3.2. The Company has proposed an arrangement whereby the current interests of shareholders will be converted into debt interests, with members no longer having equitable interest in the profits of the Company. The creditors will be entitled to receive interest. The members of the Company will continue as members after their interest is converted.

3.3. It is proposed that the Company's constituent documents will be amended to prohibit the distribution of profits or funds to individual members while it operates and on winding-up, but will not otherwise be amended. A member will continue to have a right to vote at a general meeting of the Company.

3.4. On the face of it, the proposed arrangement will create circumstances that are more in line with the circumstances in Wentworth District Capital Ltd v Federal Commissioner of Taxation (supra), insofar as capital contributions will come from creditors.

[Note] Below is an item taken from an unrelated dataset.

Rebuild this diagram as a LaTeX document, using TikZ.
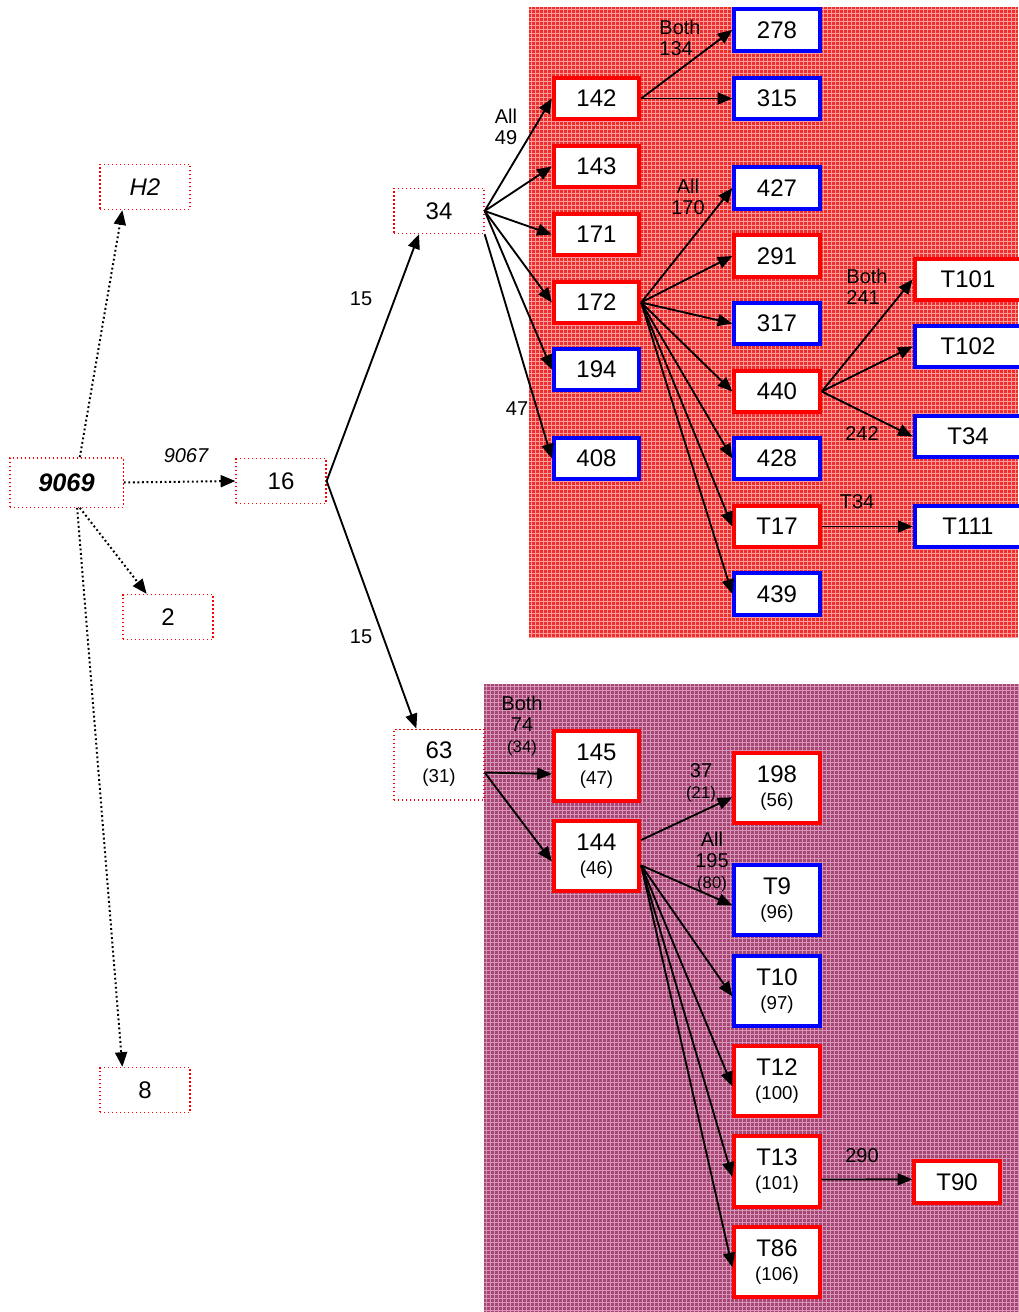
\documentclass[tikz,border=0pt]{standalone}
\usepackage{fontspec}
\setmainfont{Liberation Sans}
\usetikzlibrary{arrows.meta}
\definecolor{redbg}{RGB}{238,45,45}
\definecolor{redgrid}{RGB}{255,155,155}
\definecolor{pinkbg}{RGB}{165,70,115}
\definecolor{pinkgrid}{RGB}{215,150,185}
\definecolor{boxred}{RGB}{255,0,0}
\definecolor{boxblue}{RGB}{0,0,255}
\newcommand\subtext{\fontsize{14}{16}\selectfont}
\newcommand\paren{\fontsize{12.5}{14}\selectfont}
\begin{document}
\begin{tikzpicture}[x=0.75pt,y=-0.75pt,
  every node/.style={inner sep=0pt},
  bigtext/.style={font=\fontsize{18}{20}\selectfont},
  dotbox/.style={bigtext, draw=boxred, dotted, line width=1pt, fill=white,
    minimum width=67.5pt, minimum height=33.75pt, align=center},
  redbox/.style={bigtext, draw=boxred, line width=3pt, fill=white,
    minimum width=64pt, minimum height=31pt, align=center},
  bluebox/.style={redbox, draw=boxblue},
  tallbox/.style={minimum height=53pt},
  widebox/.style={minimum width=80pt},
  link/.style={-{Triangle[length=11pt,width=9pt]}, line width=1.4pt},
  dotlink/.style={link, dotted, line width=1.5pt},
  lbl/.style={font=\fontsize{15}{16}\selectfont, align=center},
  lbll/.style={lbl, align=left},
]
\useasboundingbox (0,0) rectangle (1018,1312);

% textured backgrounds
\fill[redbg] (529,7) rectangle (1018,638);
\foreach \x in {531,535,...,1018} \draw[redgrid, line width=0.35pt] (\x,7) -- (\x,638);
\foreach \y in {9,13,...,638} \draw[redgrid, line width=0.35pt] (529,\y) -- (1018,\y);
\fill[pinkbg] (484,684) rectangle (1018,1312);
\foreach \x in {486,490,...,1018} \draw[pinkgrid, line width=0.35pt] (\x,684) -- (\x,1312);
\foreach \y in {686,690,...,1312} \draw[pinkgrid, line width=0.35pt] (484,\y) -- (1018,\y);

% left part
\node[dotbox, font=\fontsize{18}{20}\selectfont\itshape] (H2) at (145,187) {H2};
\node[dotbox, minimum width=85pt, minimum height=37pt,
      font=\fontsize{19}{21}\selectfont\bfseries\itshape] (n9069) at (66.5,482.5) {9069};
\node[dotbox] (n16) at (281,481) {16};
\node[dotbox] (n2) at (168,617) {2};
\node[dotbox] (n8) at (145,1090) {8};
\node[dotbox] (n34) at (439,211) {34};
\node[dotbox, tallbox] (n63) at (439,764.5) {63\\[-2pt]{\subtext (31)}};

% red region
\node[redbox]  (n142) at (596.5,98.5) {142};
\node[redbox]  (n143) at (596.5,166.5) {143};
\node[redbox]  (n171) at (596.5,234.5) {171};
\node[redbox]  (n172) at (596.5,302.5) {172};
\node[bluebox] (n194) at (596.5,369.5) {194};
\node[bluebox] (n408) at (596.5,458.5) {408};

\node[bluebox] (n278) at (777,30) {278};
\node[bluebox] (n315) at (777,98.5) {315};
\node[bluebox] (n427) at (777,188) {427};
\node[redbox]  (n291) at (777,256) {291};
\node[bluebox] (n317) at (777,323.5) {317};
\node[redbox]  (n440) at (777,391.5) {440};
\node[bluebox] (n428) at (777,458.5) {428};
\node[redbox]  (nT17) at (777,526.5) {T17};
\node[bluebox] (n439) at (777,594) {439};

\node[redbox,  widebox] (nT101) at (968,279.5) {T101};
\node[bluebox, widebox] (nT102) at (968,346.5) {T102};
\node[bluebox, widebox] (nT34)  at (968,436.5) {T34};
\node[bluebox, widebox] (nT111) at (968,526.5) {T111};

% pink region
\node[redbox, tallbox]  (n145) at (596.5,766) {145\\[-2pt]{\subtext (47)}};
\node[redbox, tallbox]  (n144) at (596.5,856) {144\\[-2pt]{\subtext (46)}};
\node[redbox, tallbox]  (n198) at (777,788) {198\\[-2pt]{\subtext (56)}};
\node[bluebox, tallbox] (nT9)  at (777,900) {T9\\[-2pt]{\subtext (96)}};
\node[bluebox, tallbox] (nT10) at (777,991) {T10\\[-2pt]{\subtext (97)}};
\node[redbox, tallbox]  (nT12) at (777,1081) {T12\\[-2pt]{\subtext (100)}};
\node[redbox, tallbox]  (nT13) at (777,1171.5) {T13\\[-2pt]{\subtext (101)}};
\node[redbox, tallbox]  (nT86) at (777,1262) {T86\\[-2pt]{\subtext (106)}};
\node[redbox] (nT90) at (957,1182) {T90};

% dotted links from the root
\draw[dotlink] ([xshift=10pt]n9069.north) -- ([xshift=-17pt]H2.south);
\draw[dotlink] (n9069.east) -- (n16.west);
\draw[dotlink] ([xshift=10pt]n9069.south) -- ([xshift=-16pt]n2.north);
\draw[dotlink] ([xshift=8pt]n9069.south) -- ([xshift=-17pt]n8.north);

% solid links
\draw[link] (n16.east) -- ([xshift=-15pt]n34.south);
\draw[link] (n16.east) -- ([xshift=-17pt]n63.north);

\foreach \t in {n142,n143,n171,n172,n194}
  \draw[link] (n34.east) -- (\t.west);
\draw[link] (n34.south east) -- (n408.west);

\draw[link] (n142.east) -- (n278.west);
\draw[link] (n142.east) -- (n315.west);

\foreach \t in {n427,n291,n317,n440,n428,nT17,n439}
  \draw[link] (n172.east) -- (\t.west);

\foreach \t in {nT101,nT102,nT34}
  \draw[link] (n440.east) -- (\t.west);
\draw[link] (nT17.east) -- (nT111.west);

\draw[link] ([yshift=-6pt]n63.east) -- ([yshift=-6pt]n145.west);
\draw[link] ([yshift=-6pt]n63.east) -- ([yshift=-4pt]n144.west);
\draw[link] ([yshift=12pt]n144.east) -- ([yshift=-7pt]n198.west);
\foreach \t in {nT9,nT10,nT12,nT13,nT86}
  \draw[link] ([yshift=-7pt]n144.east) -- ([yshift=-4pt]\t.west);
\draw[link] ([yshift=-6pt]nT13.east) -- ([yshift=2pt]nT90.west);

% link labels
\node[lbl, font=\fontsize{15}{16}\selectfont\itshape] (l9067) at (186,456) {9067};
\node[lbl] (l15a) at (361,299) {15};
\node[lbl] (l15b) at (361,637) {15};
\node[lbl] (l49) at (506,127) {All\\49};
\node[lbl] (l47) at (517,409) {47};
\node[lbll] (l134) at (680,38) {Both\\134};
\node[lbl] (l170) at (688,197) {All\\170};
\node[lbll] (l241) at (867,287) {Both\\241};
\node[lbl] (l242) at (862,434) {242};
\node[lbl] (lT34) at (857,502) {T34};
\node[lbl] (l74) at (522,726) {Both\\74\\{\paren (34)}};
\node[lbl] (l37) at (701,783) {37\\{\paren (21)}};
\node[lbl] (l195) at (712,862) {All\\195\\{\paren (80)}};
\node[lbl] (l290) at (862,1156) {290};
\end{tikzpicture}
\end{document}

3.5. However, under the proposed arrangement, the possible payment of interest is considered problematic. Under the arrangement, a person becomes a creditor by virtue of them being a member (i.e. previously a shareholder). Their eligibility for interest under the loan agreement is linked to their status as a member. The proposed arrangement allows the current shareholders to be entitled to interest in lieu of dividends previously available.

3.6. While, in ordinary circumstances, a member of a non-profit entity would be able to enter into an arms-length loan with the non-profit entity, and receive interest payments from the entity, without the entity's status being challenged, in the proposed arrangement there is a nexus between membership of the Company and receiving interest under the loan agreement, making it a benefit arising from membership.

3.7. Under the proposed arrangement, the Company will continue to be carried on for the purpose of profit or gain to its individual members. As such the Company would not be an exempt entity under item 2.1 of the table in section 50-10 of the ITAA 1997, and the Company's ordinary and statutory income would not be exempt from income tax.